|Place of publication:||New Orleans, LA|
|Date of publication:||4/10/1908|
A letter from Sheriff Wallace of Yazoo City, Miss., to the effect that he has arrested there a negro answerin the description of Walter Clayton, wanted here as an escaped life convict, and also for criminal assault and attempt to murder, has created much interest here. While it was asserted at the time that Clayton had escaped from a mob near Bay Minette, bent upon lynching him, it has been freely stated since that he was buried head down in a barrel. Aside from one of the negro’s shoes nothing was ever found to indicate his fate.

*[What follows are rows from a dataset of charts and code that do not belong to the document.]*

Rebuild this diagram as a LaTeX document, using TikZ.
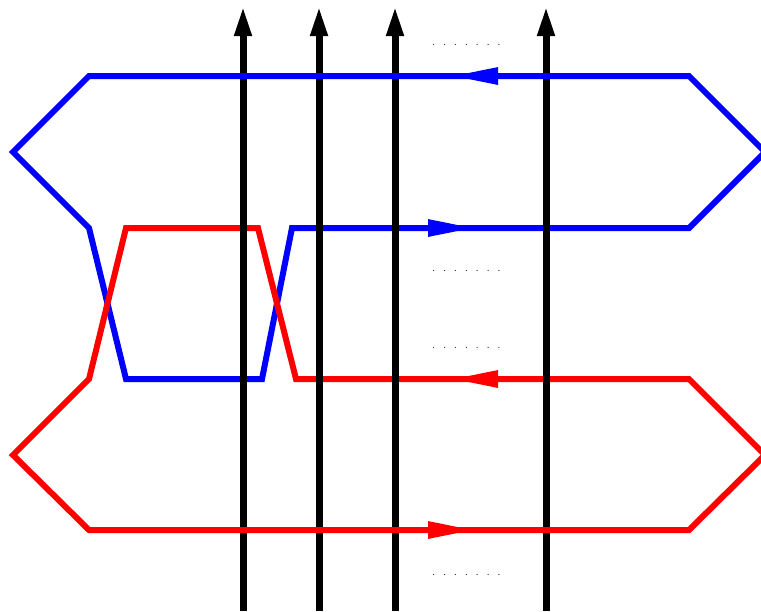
\documentclass[tikz,border=0pt]{standalone}
\usepackage{tikz}
\usetikzlibrary{arrows.meta}

\tikzset{
  loopline/.style={line width=6pt, line join=miter},
  strand/.style={black, line width=7pt, -{Triangle[length=30pt,width=16pt]}},
  looptip/.style={line width=6pt, -{Triangle[length=47pt,width=16pt]}},
}
\newcommand{\dotrow}{.\hspace{7.6pt}.\hspace{7.6pt}.\hspace{7.6pt}.\hspace{7.6pt}.\hspace{7.6pt}.\hspace{7.6pt}.}

\begin{document}
\begin{tikzpicture}[x=1pt, y=-1pt]
            \useasboundingbox (0,0) rectangle (761,611);

            % loops, inner parts pass under the strands
            \draw[blue, loopline] (89,76) -- (13,152) -- (89,228) -- (126,379) -- (262,379)
                -- (292,228) -- (689,228) -- (765,152) -- (689,76) -- cycle;
            \draw[red, loopline] (126,228) -- (258,228) -- (296,379) -- (689,379) -- (765,455)
                -- (689,530) -- (89,530) -- (13,455) -- (89,379) -- cycle;

            % strands
            \foreach \x in {243, 319, 395, 546}
                \draw[strand] (\x,611) -- (\x,6);

            % outer parts pass over the strands
            \draw[blue, line width=6pt] (689,76) -- (89,76);
            \draw[red, line width=6pt] (89,530) -- (689,530);

            % orientation of the loops
            \draw[blue, looptip] (520,76) -- (451,76);
            \draw[blue, looptip] (410,228) -- (475,228);
            \draw[red, looptip] (520,379) -- (451,379);
            \draw[red, looptip] (410,530) -- (475,530);

            % dots
            \foreach \y in {45, 271, 348, 575}
                \node[anchor=base west, inner sep=0pt, font=\large] at (432,\y) {\dotrow};
        \end{tikzpicture}
\end{document}
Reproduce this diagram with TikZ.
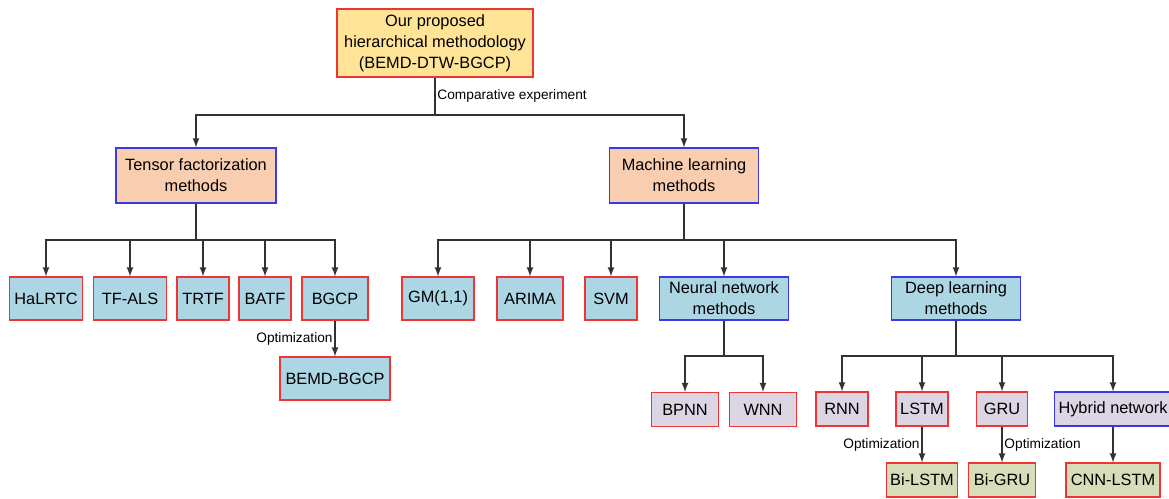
\documentclass[tikz,border=0pt]{standalone}
\usepackage{fontspec}
\setmainfont{Liberation Sans}
\usetikzlibrary{arrows}
\definecolor{gold}{RGB}{255,228,152}
\definecolor{peach}{RGB}{249,206,176}
\definecolor{skyblue}{RGB}{173,214,228}
\definecolor{lilac}{RGB}{219,213,228}
\definecolor{olive}{RGB}{215,221,185}
\definecolor{boxred}{RGB}{240,52,52}
\definecolor{boxblue}{RGB}{58,58,228}
\definecolor{linegray}{RGB}{50,50,50}

\begin{document}
\begin{tikzpicture}[x=0.02cm,y=-0.02cm,>=latex]
	\tikzstyle{box} = [draw,inner sep=0pt,align=center,line width=0.6pt,font=\fontsize{9.3}{12}\selectfont]
	\tikzstyle{redbox} = [box,draw=boxred]
	\tikzstyle{bluebox} = [box,draw=boxblue]
	\tikzstyle{mid} = [minimum height=0.86cm]
	\tikzstyle{low} = [minimum height=0.68cm]
	\tikzstyle{tip} = [->,line width=0.8pt,draw=linegray]
	\tikzstyle{wire} = [line width=0.8pt,draw=linegray]
	\tikzstyle{note} = [font=\fontsize{7.8}{9}\selectfont,inner sep=1pt]

	\useasboundingbox (0,0) rectangle (1169,498);
	\clip (0,0) rectangle (1169,498);

	\node[redbox,fill=gold,minimum width=3.92cm,minimum height=1.36cm] at (435,43) (top) {Our proposed\\hierarchical methodology\\(BEMD-DTW-BGCP)};

	\node[bluebox,fill=peach,minimum width=3.2cm,minimum height=1.1cm] at (196,175.5) (tf) {Tensor factorization\\methods};
	\node[bluebox,fill=peach,minimum width=2.98cm,minimum height=1.1cm] at (684,175.5) (ml) {Machine learning\\methods};

	\node[redbox,mid,fill=skyblue,minimum width=1.46cm] at (46,298.5) (halrtc) {HaLRTC};
	\node[redbox,mid,fill=skyblue,minimum width=1.46cm] at (130,298.5) (tfals) {TF-ALS};
	\node[redbox,mid,fill=skyblue,minimum width=1.04cm] at (203,298.5) (trtf) {TRTF};
	\node[redbox,mid,fill=skyblue,minimum width=1.04cm] at (265,298.5) (batf) {BATF};
	\node[redbox,mid,fill=skyblue,minimum width=1.32cm] at (335,298.5) (bgcp) {BGCP};
	\node[redbox,mid,fill=skyblue,minimum width=2.2cm] at (335,378.5) (bemd) {BEMD-BGCP};

	\node[redbox,mid,fill=skyblue,minimum width=1.44cm] at (438,298.5) (gm) {GM(1,1)};
	\node[redbox,mid,fill=skyblue,minimum width=1.32cm] at (530,298.5) (arima) {ARIMA};
	\node[redbox,mid,fill=skyblue,minimum width=1.04cm] at (611,298.5) (svm) {SVM};
	\node[bluebox,mid,fill=skyblue,minimum width=2.58cm] at (724,298.5) (nn) {Neural network\\methods};
	\node[bluebox,mid,fill=skyblue,minimum width=2.58cm] at (956,298.5) (dl) {Deep learning\\methods};

	\node[redbox,low,fill=lilac,minimum width=1.34cm] at (685,409.5) (bpnn) {BPNN};
	\node[redbox,low,fill=lilac,minimum width=1.34cm] at (763,409.5) (wnn) {WNN};
	\node[redbox,low,fill=lilac,minimum width=1.04cm] at (842,409) (rnn) {RNN};
	\node[redbox,low,fill=lilac,minimum width=1.04cm] at (922,409) (lstm) {LSTM};
	\node[redbox,low,fill=lilac,minimum width=1.02cm] at (1002,409) (gru) {GRU};
	\node[bluebox,low,fill=lilac,minimum width=2.36cm] at (1113,409) (hybrid) {Hybrid network};

	\node[redbox,low,fill=olive,minimum width=1.42cm] at (922,480) (bilstm) {Bi-LSTM};
	\node[redbox,low,fill=olive,minimum width=1.34cm] at (1002,480) (bigru) {Bi-GRU};
	\node[redbox,low,fill=olive,minimum width=1.88cm] at (1113,480) (cnnlstm) {CNN-LSTM};

	\coordinate (topbar) at (435,115);
	\coordinate (tfbar) at (196,240);
	\coordinate (mlbar) at (684,240);
	\coordinate (nnbar) at (724,356);
	\coordinate (dlbar) at (956,356);

	\draw[wire] (top) -- node[note,right] {Comparative experiment} (topbar);
	\draw[tip] (topbar) -| (tf);
	\draw[tip] (topbar) -| (ml);

	\draw[wire] (tf) -- (tfbar);
	\foreach \n in {halrtc,tfals,trtf,batf,bgcp}
		\draw[tip] (tfbar) -| (\n);
	\draw[tip] (bgcp) -- node[note,left] {Optimization} (bemd);

	\draw[wire] (ml) -- (mlbar);
	\foreach \n in {gm,arima,svm,nn,dl}
		\draw[tip] (mlbar) -| (\n);

	\draw[wire] (nn) -- (nnbar);
	\foreach \n in {bpnn,wnn}
		\draw[tip] (nnbar) -| (\n);

	\draw[wire] (dl) -- (dlbar);
	\foreach \n in {rnn,lstm,gru,hybrid}
		\draw[tip] (dlbar) -| (\n);

	\draw[tip] (lstm) -- node[note,left] {Optimization} (bilstm);
	\draw[tip] (gru) -- node[note,right] {Optimization} (bigru);
	\draw[tip] (hybrid) -- (cnnlstm);
\end{tikzpicture}
\end{document}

Clayton, Christmas night three years ago, stabbed to death James McKenzie, a white man. For this he was convicted and sentenced to life imprisonment. While acting as a trusty at the Dolive, Ala., stockade of the Vinegar Bend Lumber Company, Clayton took leave and visited the home of a respectable farmer, during the husband’s absence, criminally assaulted the wife, cut her throat and then fired several shots at her. He was captured by the sheriff and when en route back to the Bay Minette jail a mob was said to have taken possession of the negro Leaving the sheriff and his deputies the mob started back ober the trail, to lynch the negro. His fate was never known. Members of the mob said that Clayton escaped, though afterward a sister in this city said that Clayton had visited her. This was never believed.
Developments to-day were such as to strengthen the belief that Clayton did escape, and was not burned at the stake or buried alive as was generally believed.
“You can state without fear of contradiction that Clayton escaped the mob that had him near Vinegar Bend,” said a well-known Mobilian to-day, “I know this to be a fact and furthermore I have talked with a brother of Clayton, who met him in the woods near this city shortly after his escape from the the mob. Whether the person under arrest at Yazoo City is Clayton I am not prepared to say, but I should not be surprised in the least that it is the negro.”
Sheriff Palmer received a description of the negro under arrest in Yazoo City, and it fits that of Clayton. A deputy sheriff is to be sent to Yazoo City to see the negro, and if it is Clayton he will be returned to Mobile.
The sheriff’s office here is awaiting anxiously for further information from the authorities of Yazoo City, Miss., regarding the negro under arrest there, and who is said to be Walter Clayton, and who is now believed to have escaped a mob bent upon lynching him.
“News Of Mobile And Its Vicinity; Wharves Committee of City Council Will Meet Monday to Consider Plans and Specifications for Proposed Warehouses and Sheds.” The Times-Democrat (New Orleans, LA), April 10, 1908.